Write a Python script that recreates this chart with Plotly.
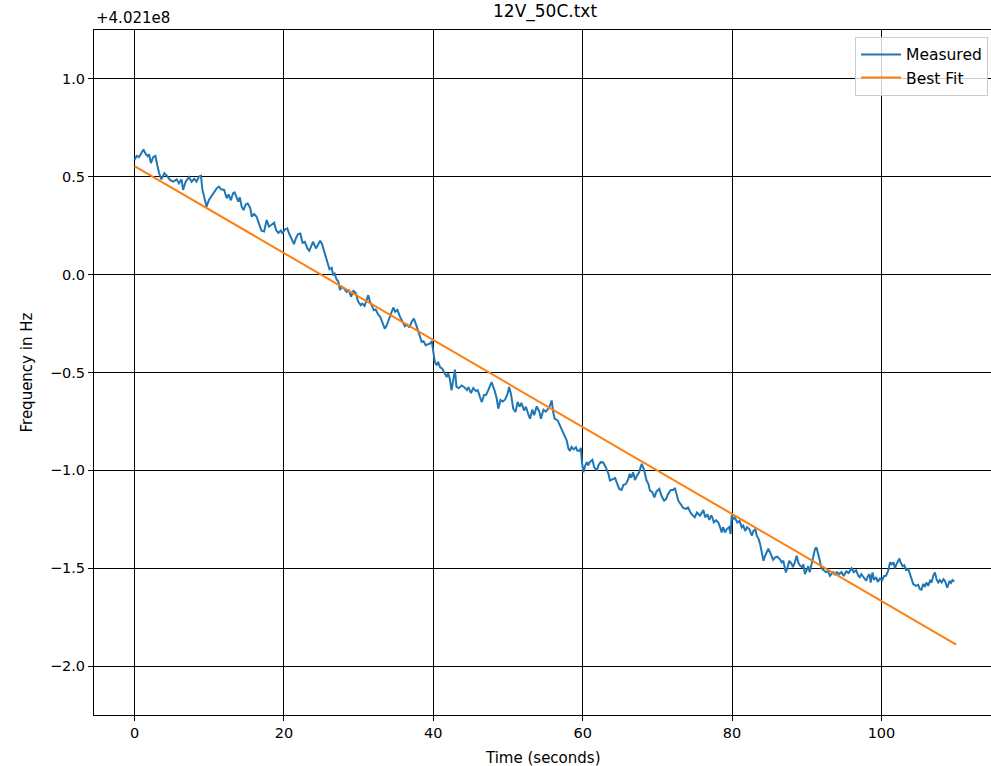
import plotly.graph_objects as go

# ---- data (frequency offset from 4.021e8 Hz) ----
time_s = [0.0, 0.3, 0.6, 0.87, 1.2, 1.5, 1.75, 1.95, 2.2, 2.5, 2.8, 3.05, 3.3, 3.6, 4.0, 4.35, 4.75, 5.2, 5.65, 5.95,
          6.3, 6.5, 6.85, 7.3, 7.65, 8.0, 8.3, 8.6, 8.9, 9.1, 9.4, 9.65, 9.95, 10.3, 10.7, 11.0, 11.3, 11.6, 12.0, 12.35,
          12.6, 12.9, 13.2, 13.4, 13.9, 14.1, 14.35, 14.6, 14.9, 15.15, 15.5, 15.7, 16.0, 16.35, 16.65, 17.0, 17.35, 17.7, 18.0, 18.4,
          18.7, 18.95, 19.25, 19.6, 19.8, 20.15, 20.45, 20.7, 21.05, 21.35, 21.6, 21.9, 22.2, 22.5, 22.8, 23.15, 23.4, 23.7, 23.9, 24.3,
          24.6, 24.85, 25.1, 25.35, 25.65, 25.95, 26.1, 26.4, 26.6, 26.8, 27.05, 27.3, 27.5, 27.75, 28.05, 28.4, 28.65, 29.0, 29.3, 29.6,
          29.95, 30.3, 30.5, 30.8, 31.1, 31.3, 31.5, 31.8, 32.05, 32.3, 32.6, 32.9, 33.2, 33.5, 33.7, 34.0, 34.3, 34.65, 34.9, 35.2,
          35.55, 35.9, 36.2, 36.5, 36.8, 37.1, 37.4, 37.8, 38.1, 38.45, 38.7, 39.0, 39.25, 39.55, 39.8, 40.0, 40.2, 40.45, 40.65, 40.9,
          41.2, 41.45, 41.8, 42.0, 42.2, 42.45, 42.7, 42.9, 43.1, 43.4, 43.8, 44.15, 44.5, 44.7, 45.05, 45.35, 45.7, 45.95, 46.25, 46.5,
          46.8, 47.05, 47.35, 47.6, 47.8, 48.2, 48.5, 48.7, 49.0, 49.3, 49.6, 49.95, 50.15, 50.4, 50.7, 51.0, 51.3, 51.55, 51.8, 52.15,
          52.4, 52.7, 52.95, 53.25, 53.5, 53.85, 54.2, 54.4, 54.75, 55.05, 55.4, 55.6, 55.85, 56.05, 56.25, 56.65, 56.95, 57.3, 57.65, 57.85,
          58.1, 58.3, 58.5, 58.8, 59.1, 59.3, 59.6, 59.75, 59.9, 60.1, 60.3, 60.55, 60.75, 60.95, 61.3, 61.55, 61.9, 62.1, 62.4, 62.75,
          63.1, 63.45, 63.65, 64.0, 64.35, 64.55, 64.9, 65.2, 65.45, 65.8, 66.1, 66.3, 66.5, 66.75, 67.0, 67.25, 67.55, 67.9, 68.15, 68.35,
          68.55, 68.8, 69.0, 69.3, 69.6, 69.85, 70.25, 70.55, 70.9, 71.15, 71.45, 71.8, 72.1, 72.35, 72.55, 72.8, 73.1, 73.45, 73.8, 74.1,
          74.5, 75.0, 75.3, 75.7, 75.9, 76.15, 76.4, 76.7, 76.95, 77.2, 77.35, 77.55, 77.85, 78.15, 78.4, 78.6, 78.8, 79.05, 79.3, 79.6,
          79.8, 79.95, 80.15, 80.35, 80.7, 81.0, 81.3, 81.5, 81.75, 82.0, 82.3, 82.65, 82.85, 83.1, 83.3, 83.55, 83.75, 83.95, 84.2, 84.4,
          84.65, 84.85, 85.1, 85.3, 85.5, 85.75, 86.05, 86.35, 86.65, 86.85, 87.1, 87.2, 87.4, 87.65, 87.95, 88.15, 88.4, 88.65, 88.85, 89.1,
          89.35, 89.55, 89.75, 90.0, 90.2, 90.4, 90.6, 90.85, 91.1, 91.3, 91.5, 91.75, 91.95, 92.3, 92.55, 92.85, 93.1, 93.3, 93.55, 93.75,
          94.0, 94.35, 94.65, 94.95, 95.3, 95.6, 96.0, 96.3, 96.6, 96.9, 97.1, 97.3, 97.6, 97.95, 98.2, 98.4, 98.55, 98.8, 99.0, 99.3,
          99.5, 99.8, 100.1, 100.35, 100.6, 100.9, 101.15, 101.35, 101.6, 101.8, 102.0, 102.25, 102.4, 102.55, 102.85, 103.05, 103.3, 103.6, 103.8, 104.0,
          104.25, 104.6, 104.9, 105.15, 105.35, 105.6, 105.8, 106.0, 106.25, 106.5, 106.7, 106.95, 107.15, 107.4, 107.6, 107.8, 108.05, 108.3, 108.5, 108.8,
          109.1, 109.3, 109.5, 109.75]

freq_measured = [0.586, 0.607, 0.600, 0.617, 0.640, 0.617, 0.605, 0.615, 0.570, 0.600, 0.607, 0.560, 0.518, 0.487, 0.518, 0.505, 0.484, 0.475, 0.487, 0.467,
                 0.487, 0.433, 0.475, 0.498, 0.475, 0.490, 0.475, 0.500, 0.505, 0.433, 0.390, 0.347, 0.380, 0.400, 0.424, 0.441, 0.450, 0.436, 0.433, 0.390,
                 0.410, 0.380, 0.416, 0.420, 0.373, 0.395, 0.347, 0.330, 0.360, 0.364, 0.340, 0.296, 0.310, 0.296, 0.262, 0.224, 0.220, 0.279, 0.245, 0.255,
                 0.265, 0.228, 0.214, 0.225, 0.210, 0.231, 0.236, 0.210, 0.177, 0.156, 0.185, 0.207, 0.210, 0.163, 0.168, 0.134, 0.122, 0.146, 0.168, 0.134,
                 0.160, 0.173, 0.157, 0.125, 0.091, 0.040, 0.028, 0.035, -0.003, 0.005, -0.025, -0.035, -0.079, -0.062, -0.071, -0.088, -0.076, -0.113, -0.083, -0.093,
                 -0.139, -0.156, -0.148, -0.160, -0.122, -0.105, -0.135, -0.158, -0.182, -0.178, -0.202, -0.216, -0.242, -0.276, -0.265, -0.233, -0.208, -0.168, -0.190, -0.180,
                 -0.216, -0.240, -0.264, -0.255, -0.270, -0.242, -0.224, -0.267, -0.300, -0.344, -0.340, -0.361, -0.356, -0.352, -0.340, -0.395, -0.446, -0.463, -0.446, -0.472,
                 -0.480, -0.498, -0.523, -0.505, -0.530, -0.591, -0.532, -0.485, -0.574, -0.580, -0.566, -0.575, -0.590, -0.575, -0.605, -0.580, -0.595, -0.590, -0.626, -0.651,
                 -0.615, -0.615, -0.591, -0.566, -0.549, -0.591, -0.634, -0.685, -0.640, -0.648, -0.639, -0.608, -0.574, -0.610, -0.685, -0.702, -0.650, -0.675, -0.655, -0.694,
                 -0.675, -0.711, -0.736, -0.690, -0.718, -0.673, -0.700, -0.736, -0.690, -0.700, -0.685, -0.670, -0.643, -0.702, -0.737, -0.745, -0.770, -0.805, -0.830, -0.847,
                 -0.890, -0.900, -0.880, -0.893, -0.882, -0.900, -0.900, -0.885, -0.958, -1.010, -0.980, -0.958, -0.975, -0.958, -0.946, -0.985, -1.000, -0.975, -0.958, -0.960,
                 -0.985, -1.018, -1.052, -1.045, -1.040, -1.061, -1.095, -1.100, -1.075, -1.069, -1.045, -1.018, -1.038, -1.010, -1.050, -1.028, -1.010, -0.967, -0.990, -1.020,
                 -1.052, -1.070, -1.103, -1.110, -1.138, -1.110, -1.095, -1.130, -1.155, -1.147, -1.120, -1.100, -1.100, -1.090, -1.120, -1.155, -1.172, -1.192, -1.197, -1.190,
                 -1.220, -1.240, -1.215, -1.231, -1.220, -1.202, -1.240, -1.225, -1.253, -1.230, -1.240, -1.266, -1.255, -1.266, -1.291, -1.317, -1.290, -1.317, -1.300, -1.290,
                 -1.325, -1.230, -1.250, -1.240, -1.266, -1.258, -1.291, -1.283, -1.310, -1.290, -1.300, -1.334, -1.310, -1.300, -1.334, -1.350, -1.376, -1.419, -1.462, -1.440,
                 -1.419, -1.400, -1.420, -1.445, -1.457, -1.445, -1.441, -1.452, -1.470, -1.462, -1.505, -1.522, -1.500, -1.462, -1.476, -1.495, -1.470, -1.436, -1.470, -1.487,
                 -1.495, -1.480, -1.530, -1.505, -1.490, -1.520, -1.490, -1.453, -1.402, -1.394, -1.420, -1.462, -1.500, -1.510, -1.520, -1.515, -1.539, -1.530, -1.520, -1.535,
                 -1.520, -1.530, -1.520, -1.540, -1.516, -1.525, -1.500, -1.520, -1.510, -1.539, -1.546, -1.530, -1.546, -1.564, -1.540, -1.530, -1.573, -1.522, -1.560, -1.546,
                 -1.570, -1.553, -1.560, -1.540, -1.539, -1.513, -1.470, -1.480, -1.470, -1.500, -1.480, -1.462, -1.450, -1.470, -1.490, -1.485, -1.510, -1.505, -1.530, -1.556,
                 -1.581, -1.590, -1.585, -1.607, -1.610, -1.580, -1.595, -1.573, -1.590, -1.564, -1.573, -1.536, -1.522, -1.560, -1.573, -1.560, -1.573, -1.556, -1.565, -1.600,
                 -1.565, -1.575, -1.560, -1.568]

fit_time = [0.0, 110.0]
fit_freq = [0.555, -1.890]

x_ticks = [0, 20, 40, 60, 80, 100]
x_tick_labels = ["0", "20", "40", "60", "80", "100"]
y_ticks = [1.0, 0.5, 0.0, -0.5, -1.0, -1.5, -2.0]
y_tick_labels = ["1.0", "0.5", "0.0", "\u22120.5", "\u22121.0", "\u22121.5", "\u22122.0"]

title_text = "12V_50C.txt"
offset_text = "+4.021e8"
x_label = "Time (seconds)"
y_label = "Frequency in Hz"

FONT = "DejaVu Sans"

fig = go.Figure()
fig.add_trace(go.Scatter(x=time_s, y=freq_measured, mode="lines", name="Measured",
                         line=dict(color="#1f77b4", width=2)))
fig.add_trace(go.Scatter(x=fit_time, y=fit_freq, mode="lines", name="Best Fit",
                         line=dict(color="#ff7f0e", width=2)))

axis_common = dict(showline=True, linecolor="black", linewidth=1, ticks="outside", ticklen=5,
                   tickcolor="black", tickwidth=1, showgrid=True, gridcolor="black", gridwidth=1,
                   zeroline=False, tickfont=dict(family=FONT, size=14.5, color="black"))

fig.update_xaxes(range=[-5.42, 114.66], tickvals=x_ticks, ticktext=x_tick_labels, mirror=True,
                 **axis_common)
fig.update_yaxes(range=[-2.25, 1.25], tickvals=y_ticks, ticktext=y_tick_labels, mirror=False,
                 **axis_common)

fig.update_layout(
    width=991, height=766,
    margin=dict(l=94, r=0, t=30, b=51),
    paper_bgcolor="white", plot_bgcolor="white",
    font=dict(family=FONT, size=15, color="black"),
    showlegend=True,
    legend=dict(x=0.9967, y=0.99, xanchor="right", yanchor="top", itemwidth=40,
                bgcolor="rgba(255,255,255,0.8)", bordercolor="#cccccc", borderwidth=1,
                font=dict(family=FONT, size=15.5, color="black")),
    annotations=[
        dict(text=title_text, xref="x", yref="paper", x=55, y=1, xanchor="center", yanchor="bottom",
             yshift=6, showarrow=False, font=dict(family=FONT, size=17, color="black")),
        dict(text=offset_text, xref="paper", yref="paper", x=0, y=1, xanchor="left", yanchor="bottom",
             yshift=1, showarrow=False, font=dict(family=FONT, size=15, color="black")),
        dict(text=x_label, xref="paper", yref="paper", x=0.5, y=0, xanchor="center", yanchor="top",
             yshift=-32, showarrow=False, font=dict(family=FONT, size=15, color="black")),
        dict(text=y_label, xref="paper", yref="paper", x=-0.0747, y=0.5, xanchor="center", yanchor="middle",
             textangle=-90, showarrow=False, font=dict(family=FONT, size=15, color="black")),
    ],
)

fig.write_html("out.html")
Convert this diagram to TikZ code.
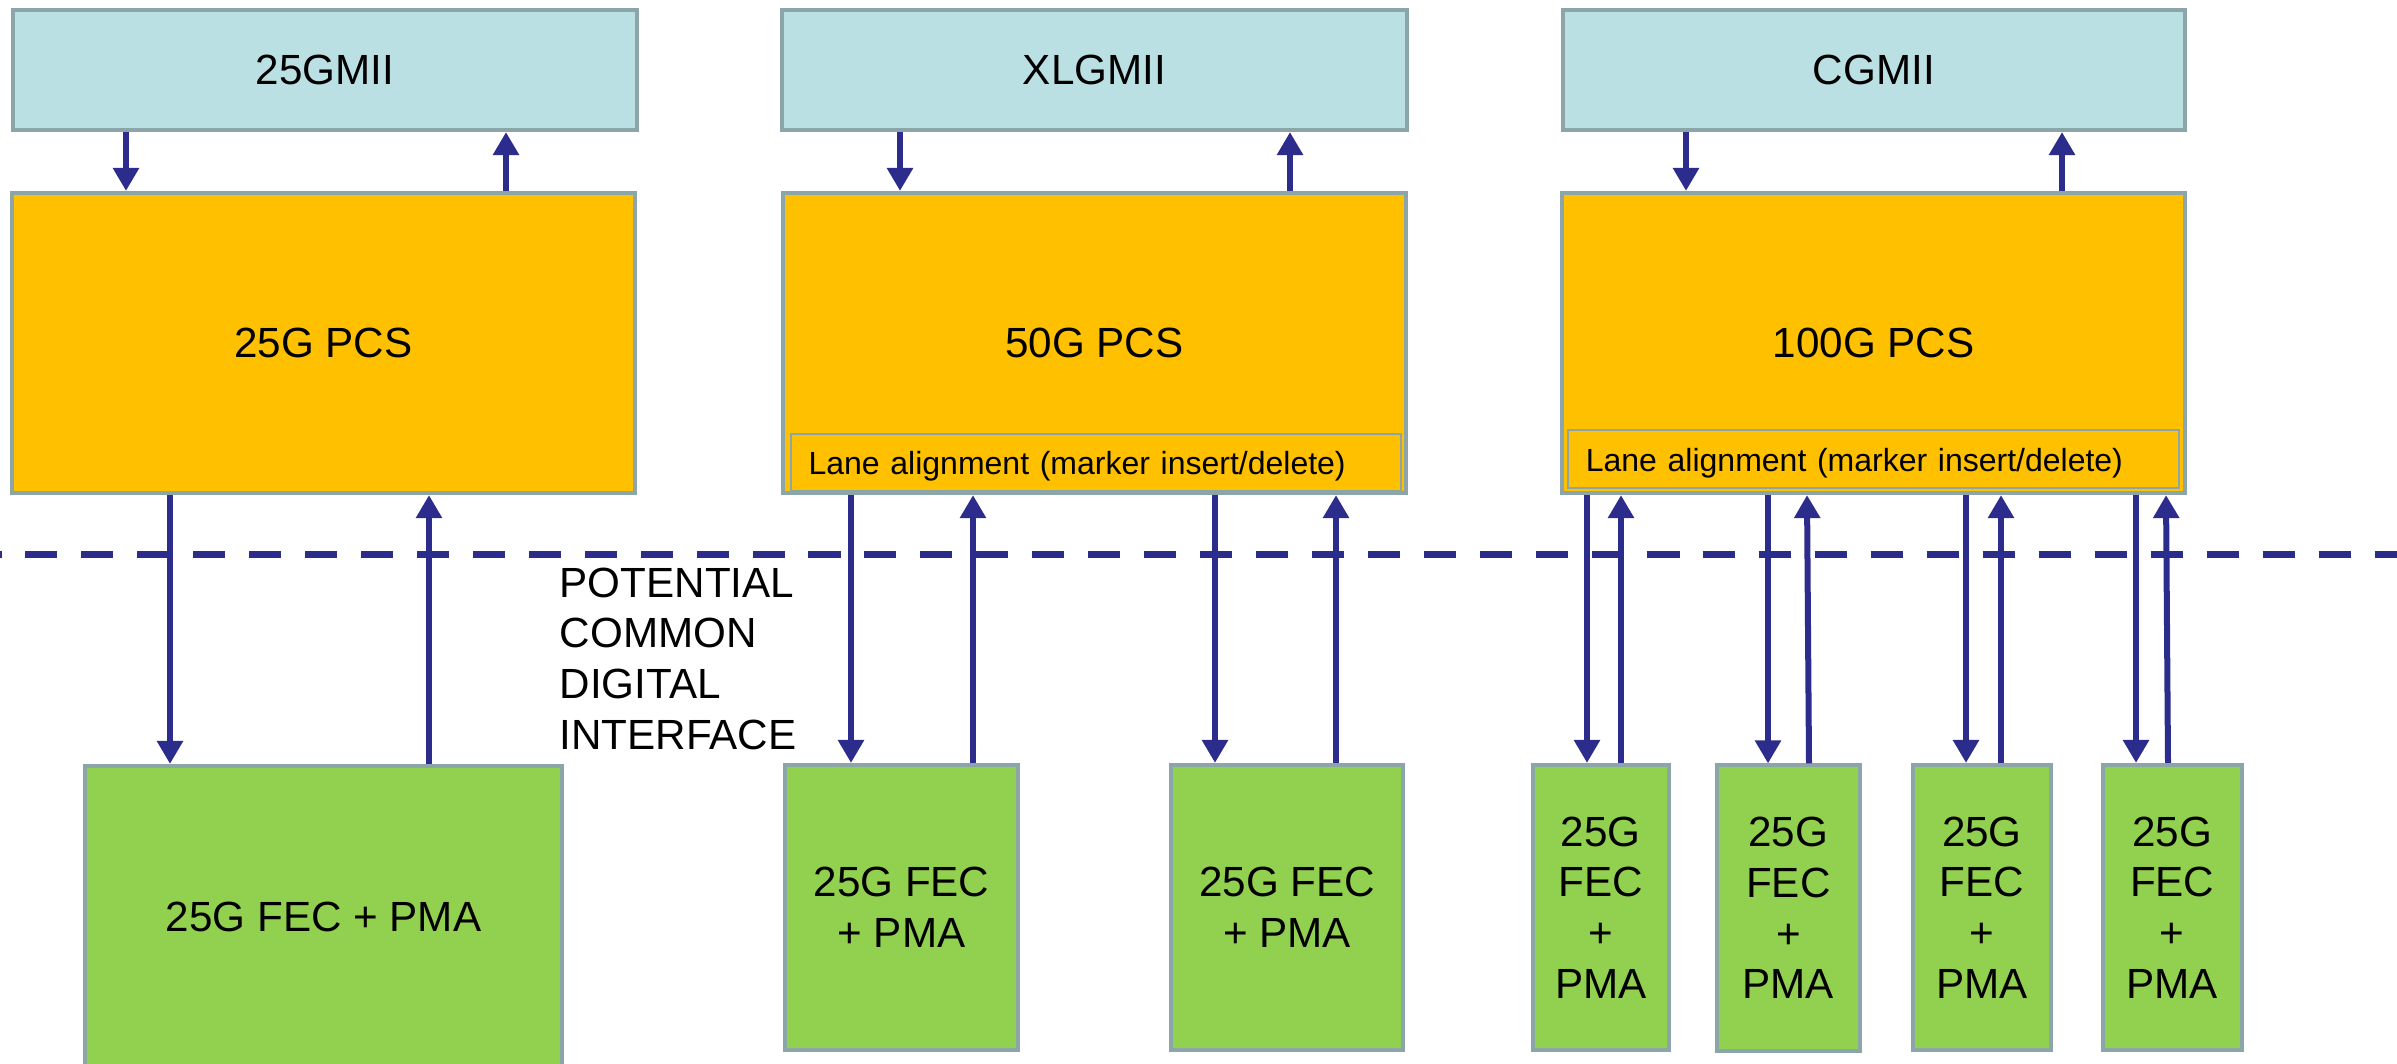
□ □ □ □ □
**EXERCISE OBJECTIVE:** Nothing but the lines from the start of the records above through the line with "import plotly.graph_objects as go" should be retyped, each exactly as written; leave out all pictures.

**RESPONSE FOR THIS EXERCISE:**
Write a Python script that recreates this chart with Plotly.
import plotly.graph_objects as go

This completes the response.